**Task description**
Below are records; reproduce exactly the lines from the one that has "Clone this chart in D3.js." through the one that has "const barStart = 578;", ends included, and nothing more.

**Input records**
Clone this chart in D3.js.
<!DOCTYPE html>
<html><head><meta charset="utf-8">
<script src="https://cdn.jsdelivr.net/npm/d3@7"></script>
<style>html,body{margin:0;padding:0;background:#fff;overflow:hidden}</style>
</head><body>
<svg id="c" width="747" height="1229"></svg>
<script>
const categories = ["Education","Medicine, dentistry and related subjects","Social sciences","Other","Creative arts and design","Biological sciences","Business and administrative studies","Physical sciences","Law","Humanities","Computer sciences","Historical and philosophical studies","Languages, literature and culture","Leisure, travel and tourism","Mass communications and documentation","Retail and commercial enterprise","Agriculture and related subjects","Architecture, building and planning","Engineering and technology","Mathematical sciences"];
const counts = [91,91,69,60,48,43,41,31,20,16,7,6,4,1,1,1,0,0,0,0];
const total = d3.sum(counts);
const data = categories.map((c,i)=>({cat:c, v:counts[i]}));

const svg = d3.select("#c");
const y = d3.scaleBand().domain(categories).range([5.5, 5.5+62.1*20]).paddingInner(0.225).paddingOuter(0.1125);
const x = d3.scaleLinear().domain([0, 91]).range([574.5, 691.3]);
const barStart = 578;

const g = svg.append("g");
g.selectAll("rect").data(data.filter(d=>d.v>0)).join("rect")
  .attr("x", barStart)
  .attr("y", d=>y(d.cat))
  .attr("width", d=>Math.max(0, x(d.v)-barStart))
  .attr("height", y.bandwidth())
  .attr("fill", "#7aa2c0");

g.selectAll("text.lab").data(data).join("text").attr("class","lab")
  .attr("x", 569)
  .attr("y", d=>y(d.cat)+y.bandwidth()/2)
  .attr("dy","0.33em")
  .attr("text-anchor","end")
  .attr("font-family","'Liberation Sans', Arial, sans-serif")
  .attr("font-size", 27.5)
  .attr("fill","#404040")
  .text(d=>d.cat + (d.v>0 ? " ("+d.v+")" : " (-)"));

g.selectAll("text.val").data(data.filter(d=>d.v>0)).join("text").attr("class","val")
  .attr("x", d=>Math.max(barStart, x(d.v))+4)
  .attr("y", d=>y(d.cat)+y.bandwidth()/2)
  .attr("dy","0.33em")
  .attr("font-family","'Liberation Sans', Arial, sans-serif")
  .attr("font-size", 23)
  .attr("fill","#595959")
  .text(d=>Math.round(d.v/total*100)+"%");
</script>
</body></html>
---
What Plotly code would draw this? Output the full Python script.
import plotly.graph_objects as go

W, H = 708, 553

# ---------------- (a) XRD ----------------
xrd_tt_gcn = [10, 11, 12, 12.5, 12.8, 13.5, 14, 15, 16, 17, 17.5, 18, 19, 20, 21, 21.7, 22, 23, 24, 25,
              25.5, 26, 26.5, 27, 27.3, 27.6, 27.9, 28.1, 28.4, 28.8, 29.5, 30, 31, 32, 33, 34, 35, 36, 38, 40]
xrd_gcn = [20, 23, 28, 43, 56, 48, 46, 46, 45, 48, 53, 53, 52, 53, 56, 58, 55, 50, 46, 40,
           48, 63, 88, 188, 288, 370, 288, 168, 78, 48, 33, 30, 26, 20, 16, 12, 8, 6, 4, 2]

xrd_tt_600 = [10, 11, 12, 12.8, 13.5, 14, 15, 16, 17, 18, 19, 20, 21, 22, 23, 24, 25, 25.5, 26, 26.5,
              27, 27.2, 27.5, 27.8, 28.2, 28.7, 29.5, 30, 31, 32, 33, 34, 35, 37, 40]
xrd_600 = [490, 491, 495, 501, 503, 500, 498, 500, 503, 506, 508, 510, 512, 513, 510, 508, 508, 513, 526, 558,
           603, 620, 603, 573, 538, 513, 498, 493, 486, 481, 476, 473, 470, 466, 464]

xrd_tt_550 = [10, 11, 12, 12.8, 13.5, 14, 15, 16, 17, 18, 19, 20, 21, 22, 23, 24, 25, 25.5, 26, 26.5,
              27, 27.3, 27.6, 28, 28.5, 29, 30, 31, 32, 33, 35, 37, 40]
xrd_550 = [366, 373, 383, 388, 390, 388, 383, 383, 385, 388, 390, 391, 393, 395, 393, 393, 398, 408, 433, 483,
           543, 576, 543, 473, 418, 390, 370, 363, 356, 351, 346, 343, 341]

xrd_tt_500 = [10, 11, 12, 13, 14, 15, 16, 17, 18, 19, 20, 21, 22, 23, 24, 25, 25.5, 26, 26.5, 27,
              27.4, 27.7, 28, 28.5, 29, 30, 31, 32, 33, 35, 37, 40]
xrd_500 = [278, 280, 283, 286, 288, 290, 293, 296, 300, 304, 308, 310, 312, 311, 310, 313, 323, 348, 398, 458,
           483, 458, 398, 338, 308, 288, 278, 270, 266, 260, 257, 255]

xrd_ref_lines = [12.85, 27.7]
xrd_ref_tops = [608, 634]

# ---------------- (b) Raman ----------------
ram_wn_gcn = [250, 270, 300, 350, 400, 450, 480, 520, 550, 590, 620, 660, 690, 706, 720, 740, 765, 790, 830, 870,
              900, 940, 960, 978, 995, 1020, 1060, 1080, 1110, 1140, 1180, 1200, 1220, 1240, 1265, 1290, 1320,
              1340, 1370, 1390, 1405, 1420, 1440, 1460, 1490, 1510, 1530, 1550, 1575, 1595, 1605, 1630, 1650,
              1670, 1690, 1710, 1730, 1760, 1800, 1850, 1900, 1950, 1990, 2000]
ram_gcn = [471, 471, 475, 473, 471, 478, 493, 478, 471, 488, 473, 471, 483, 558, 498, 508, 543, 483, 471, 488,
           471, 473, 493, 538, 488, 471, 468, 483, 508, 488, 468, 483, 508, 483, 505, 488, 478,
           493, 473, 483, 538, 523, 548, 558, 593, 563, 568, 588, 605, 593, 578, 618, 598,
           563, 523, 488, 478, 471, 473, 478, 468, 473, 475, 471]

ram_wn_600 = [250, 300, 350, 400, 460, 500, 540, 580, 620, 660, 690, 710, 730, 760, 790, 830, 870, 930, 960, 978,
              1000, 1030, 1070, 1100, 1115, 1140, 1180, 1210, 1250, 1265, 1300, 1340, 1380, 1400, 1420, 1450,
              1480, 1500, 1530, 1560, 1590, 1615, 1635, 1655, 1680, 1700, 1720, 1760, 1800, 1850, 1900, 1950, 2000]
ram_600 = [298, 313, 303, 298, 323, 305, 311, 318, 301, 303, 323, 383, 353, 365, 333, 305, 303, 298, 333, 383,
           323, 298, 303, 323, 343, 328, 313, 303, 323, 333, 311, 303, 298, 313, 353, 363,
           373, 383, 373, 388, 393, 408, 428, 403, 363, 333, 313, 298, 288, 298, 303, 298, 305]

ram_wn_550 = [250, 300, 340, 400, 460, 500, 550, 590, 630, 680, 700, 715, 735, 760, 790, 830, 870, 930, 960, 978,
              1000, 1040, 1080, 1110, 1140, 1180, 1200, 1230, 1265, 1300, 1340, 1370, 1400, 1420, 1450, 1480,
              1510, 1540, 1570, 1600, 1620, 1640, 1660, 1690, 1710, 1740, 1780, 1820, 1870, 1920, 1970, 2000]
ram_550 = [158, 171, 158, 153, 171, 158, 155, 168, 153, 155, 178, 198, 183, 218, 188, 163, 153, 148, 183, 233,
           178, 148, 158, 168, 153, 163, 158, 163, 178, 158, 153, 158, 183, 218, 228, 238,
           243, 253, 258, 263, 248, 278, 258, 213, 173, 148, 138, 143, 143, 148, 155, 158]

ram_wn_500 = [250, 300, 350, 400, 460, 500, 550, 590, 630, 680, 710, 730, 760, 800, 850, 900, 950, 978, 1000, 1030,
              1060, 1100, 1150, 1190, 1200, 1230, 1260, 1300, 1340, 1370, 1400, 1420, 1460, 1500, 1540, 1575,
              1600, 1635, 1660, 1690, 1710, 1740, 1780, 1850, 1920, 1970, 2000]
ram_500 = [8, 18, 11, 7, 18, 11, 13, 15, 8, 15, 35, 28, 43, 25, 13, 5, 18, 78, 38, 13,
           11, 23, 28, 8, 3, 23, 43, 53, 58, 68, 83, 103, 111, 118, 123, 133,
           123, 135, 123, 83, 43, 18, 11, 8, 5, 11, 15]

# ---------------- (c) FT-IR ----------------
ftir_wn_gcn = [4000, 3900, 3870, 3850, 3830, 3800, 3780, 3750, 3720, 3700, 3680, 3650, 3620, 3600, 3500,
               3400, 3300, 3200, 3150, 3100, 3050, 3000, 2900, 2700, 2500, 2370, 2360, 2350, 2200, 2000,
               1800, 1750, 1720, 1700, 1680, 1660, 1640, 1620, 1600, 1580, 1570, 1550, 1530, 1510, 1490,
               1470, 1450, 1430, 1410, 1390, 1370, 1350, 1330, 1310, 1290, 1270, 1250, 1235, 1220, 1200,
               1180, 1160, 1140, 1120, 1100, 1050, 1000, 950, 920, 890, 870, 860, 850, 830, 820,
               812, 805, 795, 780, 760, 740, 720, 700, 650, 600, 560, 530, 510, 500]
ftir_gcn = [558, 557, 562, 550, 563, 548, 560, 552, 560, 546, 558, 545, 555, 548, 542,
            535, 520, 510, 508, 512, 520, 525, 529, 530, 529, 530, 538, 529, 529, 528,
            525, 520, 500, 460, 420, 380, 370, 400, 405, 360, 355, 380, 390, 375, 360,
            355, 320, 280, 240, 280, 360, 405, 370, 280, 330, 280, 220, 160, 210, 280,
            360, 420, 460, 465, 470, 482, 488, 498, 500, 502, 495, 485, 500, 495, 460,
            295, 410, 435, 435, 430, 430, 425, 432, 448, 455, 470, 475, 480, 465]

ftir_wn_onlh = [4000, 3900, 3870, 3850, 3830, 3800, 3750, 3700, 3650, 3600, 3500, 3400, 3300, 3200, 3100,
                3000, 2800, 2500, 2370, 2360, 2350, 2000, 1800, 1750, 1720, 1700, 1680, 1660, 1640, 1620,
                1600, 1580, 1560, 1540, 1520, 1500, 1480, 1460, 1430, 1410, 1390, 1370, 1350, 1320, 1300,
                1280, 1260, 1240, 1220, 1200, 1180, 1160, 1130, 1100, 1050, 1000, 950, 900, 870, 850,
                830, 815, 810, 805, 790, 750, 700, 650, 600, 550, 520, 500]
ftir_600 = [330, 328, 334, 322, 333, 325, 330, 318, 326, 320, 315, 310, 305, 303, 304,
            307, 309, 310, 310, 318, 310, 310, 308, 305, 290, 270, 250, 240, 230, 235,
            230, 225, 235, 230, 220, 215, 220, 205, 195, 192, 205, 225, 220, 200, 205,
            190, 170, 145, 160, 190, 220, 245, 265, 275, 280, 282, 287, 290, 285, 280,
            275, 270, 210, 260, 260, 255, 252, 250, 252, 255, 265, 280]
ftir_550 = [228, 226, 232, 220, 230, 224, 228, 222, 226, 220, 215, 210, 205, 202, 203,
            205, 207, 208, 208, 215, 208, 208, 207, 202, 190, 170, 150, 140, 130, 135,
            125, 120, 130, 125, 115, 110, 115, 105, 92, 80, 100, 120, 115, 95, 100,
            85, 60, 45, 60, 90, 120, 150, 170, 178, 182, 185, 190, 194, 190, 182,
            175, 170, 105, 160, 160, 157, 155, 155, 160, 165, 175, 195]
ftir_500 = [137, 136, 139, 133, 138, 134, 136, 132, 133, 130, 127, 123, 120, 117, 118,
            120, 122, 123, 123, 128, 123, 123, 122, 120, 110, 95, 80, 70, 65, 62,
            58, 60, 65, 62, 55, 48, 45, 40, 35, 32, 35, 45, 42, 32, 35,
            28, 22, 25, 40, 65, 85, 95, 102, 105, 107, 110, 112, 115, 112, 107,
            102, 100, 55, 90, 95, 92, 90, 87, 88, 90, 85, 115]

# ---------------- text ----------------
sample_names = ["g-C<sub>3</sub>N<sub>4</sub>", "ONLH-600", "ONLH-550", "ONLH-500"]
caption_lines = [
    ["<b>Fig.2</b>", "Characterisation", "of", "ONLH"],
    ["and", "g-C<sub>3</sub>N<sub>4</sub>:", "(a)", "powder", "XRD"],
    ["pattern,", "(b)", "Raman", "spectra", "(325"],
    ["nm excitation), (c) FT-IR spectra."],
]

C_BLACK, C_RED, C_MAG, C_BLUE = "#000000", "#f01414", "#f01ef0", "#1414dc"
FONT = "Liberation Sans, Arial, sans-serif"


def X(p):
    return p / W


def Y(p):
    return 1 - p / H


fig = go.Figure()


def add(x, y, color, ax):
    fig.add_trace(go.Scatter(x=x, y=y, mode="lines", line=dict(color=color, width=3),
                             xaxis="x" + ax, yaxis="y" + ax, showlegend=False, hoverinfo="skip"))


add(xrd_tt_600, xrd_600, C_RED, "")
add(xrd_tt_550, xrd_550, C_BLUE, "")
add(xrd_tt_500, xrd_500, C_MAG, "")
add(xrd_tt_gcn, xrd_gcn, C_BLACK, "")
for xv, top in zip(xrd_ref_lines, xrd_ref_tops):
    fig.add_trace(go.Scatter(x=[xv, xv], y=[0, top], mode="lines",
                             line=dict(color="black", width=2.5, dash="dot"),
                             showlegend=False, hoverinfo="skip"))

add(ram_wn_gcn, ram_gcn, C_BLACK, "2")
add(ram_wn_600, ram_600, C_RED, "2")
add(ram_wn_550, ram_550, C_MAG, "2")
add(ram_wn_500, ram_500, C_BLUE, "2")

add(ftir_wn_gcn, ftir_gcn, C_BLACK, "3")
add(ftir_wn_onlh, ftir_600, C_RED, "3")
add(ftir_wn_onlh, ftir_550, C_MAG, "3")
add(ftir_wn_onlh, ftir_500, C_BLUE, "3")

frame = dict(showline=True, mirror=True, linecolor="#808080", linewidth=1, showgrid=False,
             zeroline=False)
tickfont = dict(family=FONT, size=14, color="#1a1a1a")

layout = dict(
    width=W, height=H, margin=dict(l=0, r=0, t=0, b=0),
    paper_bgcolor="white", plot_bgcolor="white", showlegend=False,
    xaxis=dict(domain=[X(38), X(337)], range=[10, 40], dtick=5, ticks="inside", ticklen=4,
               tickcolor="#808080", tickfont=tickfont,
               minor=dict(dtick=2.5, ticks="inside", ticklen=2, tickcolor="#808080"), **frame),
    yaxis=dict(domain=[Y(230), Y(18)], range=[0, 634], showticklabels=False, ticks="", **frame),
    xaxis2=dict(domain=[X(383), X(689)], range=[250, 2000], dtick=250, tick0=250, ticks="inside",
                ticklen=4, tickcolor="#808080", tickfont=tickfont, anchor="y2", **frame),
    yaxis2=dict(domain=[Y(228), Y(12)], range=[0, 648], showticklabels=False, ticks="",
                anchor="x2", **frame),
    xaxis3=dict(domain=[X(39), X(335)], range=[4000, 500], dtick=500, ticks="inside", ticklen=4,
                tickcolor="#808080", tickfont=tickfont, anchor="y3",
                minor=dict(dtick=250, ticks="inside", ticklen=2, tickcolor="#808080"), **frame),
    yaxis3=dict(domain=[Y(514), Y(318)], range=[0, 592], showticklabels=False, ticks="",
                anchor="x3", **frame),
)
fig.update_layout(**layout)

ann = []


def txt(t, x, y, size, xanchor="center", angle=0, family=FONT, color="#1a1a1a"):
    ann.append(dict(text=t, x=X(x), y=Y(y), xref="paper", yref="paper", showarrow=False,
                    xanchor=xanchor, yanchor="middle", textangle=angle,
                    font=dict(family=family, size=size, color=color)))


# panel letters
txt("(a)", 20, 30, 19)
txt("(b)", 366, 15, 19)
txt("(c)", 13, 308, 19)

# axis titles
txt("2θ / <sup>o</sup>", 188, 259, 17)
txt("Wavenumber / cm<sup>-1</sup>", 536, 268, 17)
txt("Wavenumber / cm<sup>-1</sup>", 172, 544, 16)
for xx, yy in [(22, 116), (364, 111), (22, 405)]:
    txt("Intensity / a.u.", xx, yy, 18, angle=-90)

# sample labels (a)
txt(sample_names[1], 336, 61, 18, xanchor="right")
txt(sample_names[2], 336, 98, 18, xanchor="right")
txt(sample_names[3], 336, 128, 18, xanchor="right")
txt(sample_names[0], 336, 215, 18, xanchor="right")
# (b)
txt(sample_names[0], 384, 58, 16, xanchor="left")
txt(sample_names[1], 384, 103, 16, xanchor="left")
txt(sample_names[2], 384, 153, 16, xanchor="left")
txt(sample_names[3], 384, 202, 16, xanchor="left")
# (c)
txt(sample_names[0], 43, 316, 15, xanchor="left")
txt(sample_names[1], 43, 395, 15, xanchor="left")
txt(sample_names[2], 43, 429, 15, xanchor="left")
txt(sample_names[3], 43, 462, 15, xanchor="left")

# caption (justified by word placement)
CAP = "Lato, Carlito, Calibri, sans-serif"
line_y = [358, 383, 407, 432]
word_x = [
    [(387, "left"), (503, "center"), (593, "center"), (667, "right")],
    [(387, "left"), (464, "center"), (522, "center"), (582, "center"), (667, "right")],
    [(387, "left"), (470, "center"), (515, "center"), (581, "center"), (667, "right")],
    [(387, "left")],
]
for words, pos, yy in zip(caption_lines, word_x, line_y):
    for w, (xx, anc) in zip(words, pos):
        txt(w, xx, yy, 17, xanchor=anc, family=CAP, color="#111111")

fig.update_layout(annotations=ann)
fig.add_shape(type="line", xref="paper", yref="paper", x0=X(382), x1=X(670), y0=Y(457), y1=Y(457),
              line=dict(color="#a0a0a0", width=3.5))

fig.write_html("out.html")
...
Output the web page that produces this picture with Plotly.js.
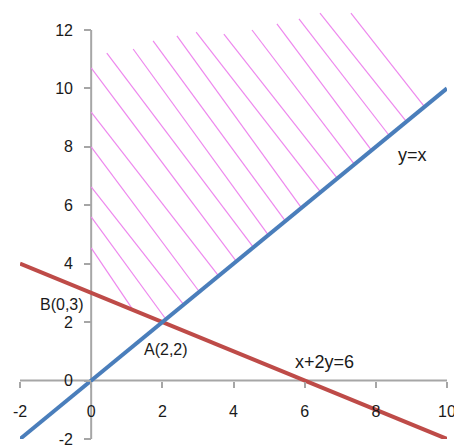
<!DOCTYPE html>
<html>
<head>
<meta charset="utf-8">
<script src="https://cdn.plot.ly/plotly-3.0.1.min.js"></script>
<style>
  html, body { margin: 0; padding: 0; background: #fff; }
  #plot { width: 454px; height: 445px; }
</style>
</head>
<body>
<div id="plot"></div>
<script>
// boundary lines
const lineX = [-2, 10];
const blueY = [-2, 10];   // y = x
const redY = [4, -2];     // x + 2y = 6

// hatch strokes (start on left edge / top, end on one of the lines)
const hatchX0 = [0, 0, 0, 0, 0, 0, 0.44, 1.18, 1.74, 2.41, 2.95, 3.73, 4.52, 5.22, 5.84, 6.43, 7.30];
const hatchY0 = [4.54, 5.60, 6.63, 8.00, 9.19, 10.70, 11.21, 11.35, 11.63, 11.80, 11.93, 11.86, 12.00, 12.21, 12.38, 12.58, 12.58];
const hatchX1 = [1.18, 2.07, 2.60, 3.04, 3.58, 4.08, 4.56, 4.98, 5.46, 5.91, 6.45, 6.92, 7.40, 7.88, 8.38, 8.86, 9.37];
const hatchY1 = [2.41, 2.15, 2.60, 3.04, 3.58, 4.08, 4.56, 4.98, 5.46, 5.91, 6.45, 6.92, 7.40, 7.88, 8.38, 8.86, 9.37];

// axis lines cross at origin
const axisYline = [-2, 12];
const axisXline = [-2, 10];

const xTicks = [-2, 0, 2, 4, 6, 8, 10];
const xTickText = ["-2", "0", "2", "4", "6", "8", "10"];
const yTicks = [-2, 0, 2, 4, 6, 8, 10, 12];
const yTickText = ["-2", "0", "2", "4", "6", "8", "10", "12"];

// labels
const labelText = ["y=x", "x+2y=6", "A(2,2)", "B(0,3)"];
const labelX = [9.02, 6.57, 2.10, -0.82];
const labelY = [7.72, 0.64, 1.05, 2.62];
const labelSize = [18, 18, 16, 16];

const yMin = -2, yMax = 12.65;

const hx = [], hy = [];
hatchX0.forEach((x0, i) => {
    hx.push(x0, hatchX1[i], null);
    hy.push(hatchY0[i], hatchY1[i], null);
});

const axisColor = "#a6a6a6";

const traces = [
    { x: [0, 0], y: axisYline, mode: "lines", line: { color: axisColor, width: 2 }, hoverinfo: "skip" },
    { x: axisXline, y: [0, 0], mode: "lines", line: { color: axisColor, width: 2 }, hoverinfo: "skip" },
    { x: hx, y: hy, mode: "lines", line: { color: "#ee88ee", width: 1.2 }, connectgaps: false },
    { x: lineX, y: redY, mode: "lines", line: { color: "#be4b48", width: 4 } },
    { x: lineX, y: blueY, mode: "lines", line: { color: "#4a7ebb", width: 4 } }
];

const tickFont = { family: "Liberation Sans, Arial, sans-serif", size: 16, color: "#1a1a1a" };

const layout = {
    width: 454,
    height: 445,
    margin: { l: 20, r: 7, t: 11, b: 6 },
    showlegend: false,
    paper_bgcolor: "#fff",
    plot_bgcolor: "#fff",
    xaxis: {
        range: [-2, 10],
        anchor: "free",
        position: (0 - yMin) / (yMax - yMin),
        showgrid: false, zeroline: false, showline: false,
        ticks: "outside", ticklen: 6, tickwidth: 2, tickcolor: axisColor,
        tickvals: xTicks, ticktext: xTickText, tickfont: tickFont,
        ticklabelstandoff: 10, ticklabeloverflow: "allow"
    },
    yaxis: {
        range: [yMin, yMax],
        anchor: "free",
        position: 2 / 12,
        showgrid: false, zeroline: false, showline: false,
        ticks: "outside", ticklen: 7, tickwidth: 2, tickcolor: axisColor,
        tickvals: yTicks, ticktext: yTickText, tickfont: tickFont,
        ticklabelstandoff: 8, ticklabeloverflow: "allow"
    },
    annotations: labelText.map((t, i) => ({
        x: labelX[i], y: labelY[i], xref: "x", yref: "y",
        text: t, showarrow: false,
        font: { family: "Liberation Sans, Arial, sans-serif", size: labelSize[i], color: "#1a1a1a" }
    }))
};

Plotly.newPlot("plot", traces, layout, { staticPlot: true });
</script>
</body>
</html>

**Reply to the exercise**
Clone this chart in D3.js.
<!DOCTYPE html>
<html><head><meta charset="utf-8">
<script src="https://cdn.jsdelivr.net/npm/d3@7"></script>
<style>html,body{margin:0;padding:0;background:#fff;overflow:hidden}</style>
</head><body>
<svg id="c" width="747" height="1229"></svg>
<script>
const categories = ["Education","Medicine, dentistry and related subjects","Social sciences","Other","Creative arts and design","Biological sciences","Business and administrative studies","Physical sciences","Law","Humanities","Computer sciences","Historical and philosophical studies","Languages, literature and culture","Leisure, travel and tourism","Mass communications and documentation","Retail and commercial enterprise","Agriculture and related subjects","Architecture, building and planning","Engineering and technology","Mathematical sciences"];
const counts = [91,91,69,60,48,43,41,31,20,16,7,6,4,1,1,1,0,0,0,0];
const total = d3.sum(counts);
const data = categories.map((c,i)=>({cat:c, v:counts[i]}));

const svg = d3.select("#c");
const y = d3.scaleBand().domain(categories).range([5.5, 5.5+62.1*20]).paddingInner(0.225).paddingOuter(0.1125);
const x = d3.scaleLinear().domain([0, 91]).range([574.5, 691.3]);
const barStart = 578;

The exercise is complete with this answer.